When The King's Away...

It may come as a surprise that I also don't believe Kirby's creations have been mishandled in his absence. Not exactly, anyway: I believe they haven't been mishandled enough. Nearly every Kirby revival by other hands has been an unqualified travesty, but the main cause is over-adherence to a model that can't be duplicated. Contrarily, when the ultra-optimistic Kirby's Mister Miracle was resurrected by the ultra-skeptical Steve Gerber (significantly, a later Kirby collaborator) for a handful of issues in the late-'70s, the results were unexpectedly wonderful. The audacity of the mismatch suited Kirby's own sense of adventure, and it worked. (Unsurprisingly, it got cancelled even quicker than Kirby's original.)

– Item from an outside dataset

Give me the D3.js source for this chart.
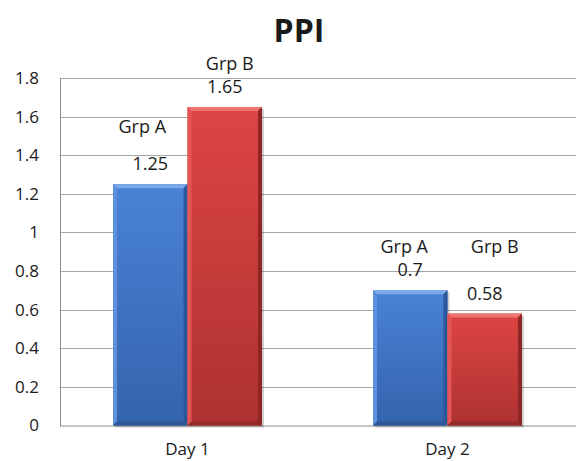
<!DOCTYPE html>
<html>
<head>
<meta charset="utf-8">
<script src="https://cdn.jsdelivr.net/npm/d3@7"></script>
<style>
  body { margin: 0; background: #fff; }
  text { font-family: "Open Sans", Lato, sans-serif; fill: #1a1a1a; }
</style>
</head>
<body>
<svg id="chart" width="576" height="461"></svg>
<script>
var categories = ['Day 1', 'Day 2'];
var groups = ['Grp A', 'Grp B'];
var grpA = [1.25, 0.7];
var grpB = [1.65, 0.58];
var yTicks = [0, 0.2, 0.4, 0.6, 0.8, 1, 1.2, 1.4, 1.6, 1.8];

// hand-placed series-name labels in the original: [dx, baseline above bar top]
var nameNudge = [
  [[-8, 51], [5, 37]],
  [[-6, 37], [10, 61]]
];

var svg = d3.select('#chart');
var margin = { top: 78, right: 0, bottom: 35, left: 60 };
var width = 576 - margin.left - margin.right;
var height = 461 - margin.top - margin.bottom - 0.5;

var x = d3.scaleBand()
  .domain(categories)
  .range([0, 515])
  .paddingInner(0.427)
  .paddingOuter(0.204);

var xGrp = d3.scaleBand()
  .domain(groups)
  .range([0, x.bandwidth()]);

var y = d3.scaleLinear().domain([0, 1.8]).range([height, 0]);

var defs = svg.append('defs');
function grad(id, c1, c2) {
  var g = defs.append('linearGradient').attr('id', id)
    .attr('x1', 0).attr('y1', 0).attr('x2', 0).attr('y2', 1);
  g.append('stop').attr('offset', '0%').attr('stop-color', c1);
  g.append('stop').attr('offset', '100%').attr('stop-color', c2);
}
grad('gA', '#4a82d6', '#3463ad');
grad('gB', '#dd4543', '#ad3231');

var root = svg.append('g').attr('transform', `translate(${margin.left},${margin.top})`);

// gridlines
root.append('g')
  .selectAll('line')
  .data(yTicks.slice(1))
  .enter()
  .append('line')
  .attr('x1', 0)
  .attr('x2', width)
  .attr('y1', d => Math.round(y(d)) + 0.5)
  .attr('y2', d => Math.round(y(d)) + 0.5)
  .attr('stroke', '#a6a6a6')
  .attr('stroke-width', 1);

// y axis
var yAxis = d3.axisLeft(y).tickValues(yTicks).tickSize(0).tickPadding(21)
  .tickFormat(d3.format('~g'));
var yg = root.append('g').call(yAxis);
yg.select('.domain').attr('stroke', '#8c8c8c');
yg.selectAll('text').style('font-size', '17px').style('font-family', '"Open Sans", sans-serif').attr('fill', '#1a1a1a');

// x axis baseline
root.append('line')
  .attr('x1', 0).attr('x2', width)
  .attr('y1', height + 0.5).attr('y2', height + 0.5)
  .attr('stroke', '#8c8c8c');

root.append('g')
  .selectAll('text')
  .data(categories)
  .enter()
  .append('text')
  .attr('x', d => x(d) + x.bandwidth() / 2)
  .attr('y', height + 29)
  .attr('text-anchor', 'middle')
  .style('font-size', '17px')
  .text(d => d);

// bars
var bars = [];
categories.forEach(function (c, i) {
  bars.push({ cat: i, grp: 0, value: grpA[i] });
  bars.push({ cat: i, grp: 1, value: grpB[i] });
});

var barG = root.append('g')
  .selectAll('g')
  .data(bars)
  .enter()
  .append('g')
  .attr('transform', d => `translate(${x(categories[d.cat]) + xGrp(groups[d.grp])},0)`);

var bw = xGrp.bandwidth();
var bev = 4;

// shadow
barG.append('rect')
  .attr('x', 2).attr('y', d => y(d.value) + 2)
  .attr('width', bw).attr('height', d => height - y(d.value))
  .attr('fill', 'rgba(0,0,0,0.18)');

barG.append('rect')
  .attr('x', 0).attr('y', d => y(d.value))
  .attr('width', bw).attr('height', d => height - y(d.value))
  .attr('fill', d => d.grp === 0 ? 'url(#gA)' : 'url(#gB)');

// bevel: lighter top, darker sides/bottom
barG.append('path')
  .attr('d', d => {
    var t = y(d.value);
    return `M0,${t}L${bw},${t}L${bw - bev},${t + bev}L${bev},${t + bev}Z`;
  })
  .attr('fill', d => d.grp === 0 ? '#7aa8ea' : '#ec7472');
barG.append('path')
  .attr('d', d => {
    var t = y(d.value);
    return `M0,${t}L${bev},${t + bev}L${bev},${height - bev}L0,${height}Z`;
  })
  .attr('fill', d => d.grp === 0 ? '#5d91dd' : '#e25755');
barG.append('path')
  .attr('d', d => {
    var t = y(d.value);
    return `M${bw},${t}L${bw - bev},${t + bev}L${bw - bev},${height - bev}L${bw},${height}Z`;
  })
  .attr('fill', d => d.grp === 0 ? '#2c569a' : '#8f2626');
barG.append('path')
  .attr('d', `M0,${height}L${bev},${height - bev}L${bw - bev},${height - bev}L${bw},${height}Z`)
  .attr('fill', d => d.grp === 0 ? '#2d5698' : '#922a2a');

// labels
var lab = root.append('g')
  .selectAll('g')
  .data(bars)
  .enter()
  .append('g');

function barCenter(d) {
  return x(categories[d.cat]) + xGrp(groups[d.grp]) + bw / 2;
}

lab.append('text')
  .attr('x', d => barCenter(d) + nameNudge[d.cat][d.grp][0])
  .attr('y', d => y(d.value) - nameNudge[d.cat][d.grp][1])
  .attr('text-anchor', 'middle')
  .style('font-size', '18px')
  .text(d => groups[d.grp]);

lab.append('text')
  .attr('x', d => barCenter(d))
  .attr('y', d => y(d.value) - 14)
  .attr('text-anchor', 'middle')
  .style('font-size', '18px')
  .text(d => d3.format('~g')(d.value));

// title
svg.append('text')
  .attr('x', 299)
  .attr('y', 42)
  .attr('text-anchor', 'middle')
  .style('font-size', '32px')
  .style('font-weight', 'bold')
  .attr('fill', '#000')
  .text('PPI');
</script>
</body>
</html>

Similarly, subsequent New Gods scenarists have neglected to explore unfamiliar territory, endlessly reassembling the elements left by Kirby in his handful of issues, rather than moving on from the Orion/Darkseid conflict as Kirby most likely would have by now. How about bringing that storyline to a long-overdue conclusion, and proceeding to an epic civil conflict between the "Bug" society and the pious gods of Supertown? (The condescension that even Orion and Lightray show toward Forager of the Bugs is one of those grand dysfunctions I was referring to.) Or a crusade for Orion's soul after the ferocity of the final conflict makes him crack and take the place of his father as the head of their hellish world? Enduring so many rash cancellations, Kirby had to learn how to leave things behind, and so should his would-be successors; but I guess new action-figure molds can only be minted so fast.

What Happened Next

One view I hold which is no doubt shared by the majority is that Kirby's post-DC, non-Eternals work does not rank among his best. The short-sighted powers that be cancelled such a large number of his great books that eventually even the King had to start straining for ideas. Nonetheless, I'm not so bothered by the incompletion of his magnum opus. I'm even satisfied by it, in a way. Like the Dead Sea Scrolls (an apt analogy, given Kirby's subject matter), the Fourth World's unanswered questions enhance its mythic stature; the empty spaces let it loom all the larger in our imagination. What we have should be enough for us. And what Kirby needed - recognition - was, thankfully, largely his before the end. His failures were really the industry's, but the triumphs were all his.